In formant synthesis, the formant frequencies are known ahead of time and are explicitly added to the spectrum using some kind of peak filter. With waveguides, those formants are implicitly created based on the shape of the vocal tract (the vocal tract here is approximated as a series of cylindrical tubes with varying diameters).

New comment by zebproj in "An IBM computer learned to sing in 1961"

zebproj — Fri, 12 May 2023 15:46:24 +0000

The singing synthesizer used a surprisingly sophisticated physical model of the human voice [1].

The music was mostly likely created using some variant of MUSIC-N [2], the first computer music language. The syntax and design of Csound[3] was based off of MUSIC-N, and I believe the older Csound opcodes are either ported or based off those found.

Apparently the sources for MUSIC-V (the last major iteration of the MUSIC language) can be found on github [4], though I haven't tried to run it yet.

1: https://ccrma.stanford.edu/~jos/pasp/Singing_Kelly_Lochbaum_...

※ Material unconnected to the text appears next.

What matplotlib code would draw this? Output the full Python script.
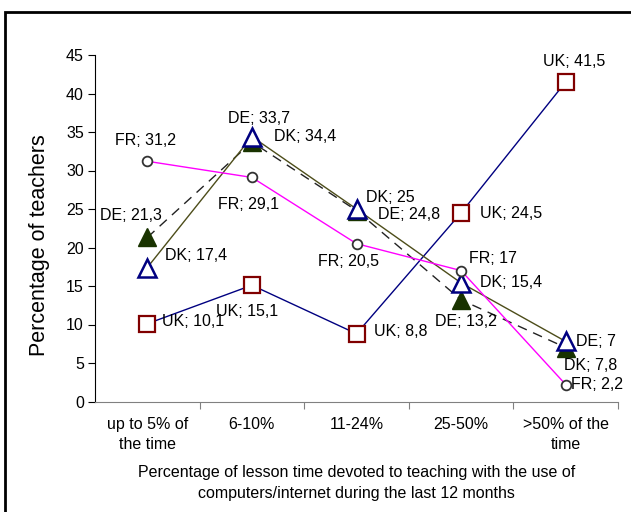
import matplotlib
matplotlib.use("Agg")
import matplotlib.pyplot as plt
from matplotlib.patches import Rectangle
import numpy as np

plt.rcParams["font.family"] = ["Liberation Sans", "DejaVu Sans"]

categories = ["up to 5% of\nthe time", "6-10%", "11-24%", "25-50%", ">50% of the\ntime"]
uk = [10.1, 15.1, 8.8, 24.5, 41.5]
de = [21.3, 33.7, 24.8, 13.2, 7.0]
dk = [17.4, 34.4, 25.0, 15.4, 7.8]
fr = [31.2, 29.1, 20.5, 17.0, 2.2]

# label offsets in pixels (dx, dy up) and alignment
UK_OFF = [(15, 2, "left"), (-5, -26, "center"), (18, 2, "left"), (19, -1, "left"), (8, 20, "center")]
DE_OFF = [(-16, 22, "center"), (7, 24, "center"), (21, -4, "left"), (5, -22, "center"), (10, 6, "left")]
DK_OFF = [(18, 12, "left"), (22, 0, "left"), (9, 12, "left"), (19, 0, "left"), (-2, -24, "left")]
FR_OFF = [(-2, 21, "center"), (-3, -27, "center"), (-8, -18, "center"), (8, 12, "left"), (5, 0, "left")]

W, H = 631, 512
fig = plt.figure(figsize=(W / 100, H / 100), dpi=100)
ax = fig.add_axes([95 / W, 1 - 401.5 / H, (618 - 95) / W, (401.5 - 55) / H])

x = np.arange(len(categories))
ax.plot(x, uk, color="#000080", lw=1, marker="s", ms=11, mfc="white",
        mec="#800000", mew=1.6, zorder=3)
ax.plot(x, de, color="#222222", lw=1, ls=(0, (7, 5)), marker="^", ms=13,
        mfc="#193300", mec="#193300", zorder=2)
ax.plot(x, dk, color="#4d4d1a", lw=1, marker="^", ms=13, mfc="white",
        mec="#000080", mew=1.8, zorder=3)
ax.plot(x, fr, color="#ff00ff", lw=1, marker="o", ms=7, mfc="white",
        mec="#333333", mew=1.3, zorder=4)


def label(name, vals, offs):
    for i, (v, (dx, dy, ha)) in enumerate(zip(vals, offs)):
        txt = f"{name}; {v:g}".replace(".", ",")
        ax.annotate(txt, (i, v), xytext=(dx * 0.72, dy * 0.72),
                    textcoords="offset points", ha=ha, va="center",
                    fontsize=11.5, zorder=5)


label("UK", uk, UK_OFF)
label("DE", de, DE_OFF)
label("DK", dk, DK_OFF)
label("FR", fr, FR_OFF)

ax.set_xlim(-0.5, 4.5)
ax.set_ylim(0, 45)
ax.set_yticks(np.arange(0, 46, 5))
ax.set_xticks(np.arange(0.5, 4.6, 1), minor=False)
ax.set_xticklabels([])
ax.set_xticks(x, minor=True)
ax.set_xticklabels(categories, minor=True, fontsize=11.5, linespacing=1.45)
ax.tick_params(axis="x", which="minor", length=0, pad=11)
ax.tick_params(axis="x", which="major", length=5, color="#808080")
ax.tick_params(axis="y", length=5, labelsize=11.5, pad=3)
for s in ["top", "right"]:
    ax.spines[s].set_visible(False)
ax.spines["bottom"].set_color("#808080")
ax.spines["left"].set_color("black")

ax.set_xlabel("Percentage of lesson time devoted to teaching with the use of\n"
              "computers/internet during the last 12 months", fontsize=11.5,
              labelpad=9, linespacing=1.55)
fig.text(40 / W, 1 - 245 / H, "Percentage of teachers", rotation=90,
         ha="center", va="center", fontsize=15.5)

fig.patches.append(Rectangle((5 / W, -0.1), 1.2, 1 - 12 / H + 0.1,
                             transform=fig.transFigure, fill=False,
                             ec="black", lw=2))

fig.savefig("out.png", dpi=100)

2: https://en.wikipedia.org/wiki/MUSIC-N

3: https://en.wikipedia.org/wiki/Csound

4: https://github.com/vlazzarini/MUSICV

New comment by zebproj in "An IBM computer learned to sing in 1961"

zebproj — Fri, 12 May 2023 15:39:42 +0000

The neat thing about this particular singing synthesizer is that it used a surprisingly sophisticated (especially for the 60s) physical model of the human vocal tract [1], and was perhaps the first use of physical modeling sound synthesis. Vowel shapes were obtained through physical measurements of an actual vocal tract via x-rays. In this case, they were Russian vowels, but were close enough for English.

While this particular kind of speech synthesis[2] isn't really used anymore, it's still fun to play around with. Pink Trombone [3] is a good example of a fun toy that uses a waveguide physical model, similar to the Kelly-Lochbaum model above. I've adapted some of the DSP in Pink Trombone a few times[4][5][6], and used it in some music[7] and projects[8]of mine.

For more in-depth information about specifically doing singing synthesis (as opposed to general speech synthesis) using waveguide physical models, Perry Cook's Dissertation [9] is still considered to be a seminal work. In the early 2000s, there were a handful of follow-ups to physically-based singing synthesis being done at CCRMA. Hui-Ling Lu's dissertation [10] on glottal source modelling for singing purposes comes to mind.

1: https://ccrma.stanford.edu/~jos/pasp/Singing_Kelly_Lochbaum_...

2: https://en.wikipedia.org/wiki/Articulatory_synthesis

3: https://dood.al/pinktrombone/

4: https://pbat.ch/proj/voc/

5: https://pbat.ch/sndkit/tract/

6: https://pbat.ch/sndkit/glottis/

7: https://soundcloud.com/patchlore/sets/looptober-2021

8: https://pbat.ch/wiki/vocshape/

9: https://www.cs.princeton.edu/~prc/SingingSynth.html

10: https://web.archive.org/web/20080725195347/http://ccrma-www....

New comment by zebproj in "Aubio, a C library for analyzing songs"

zebproj — Tue, 21 Sep 2021 22:10:19 +0000

From the website:

> Note: aubio is not MIT or BSD licensed. Contact the author if you need it in your commercial product.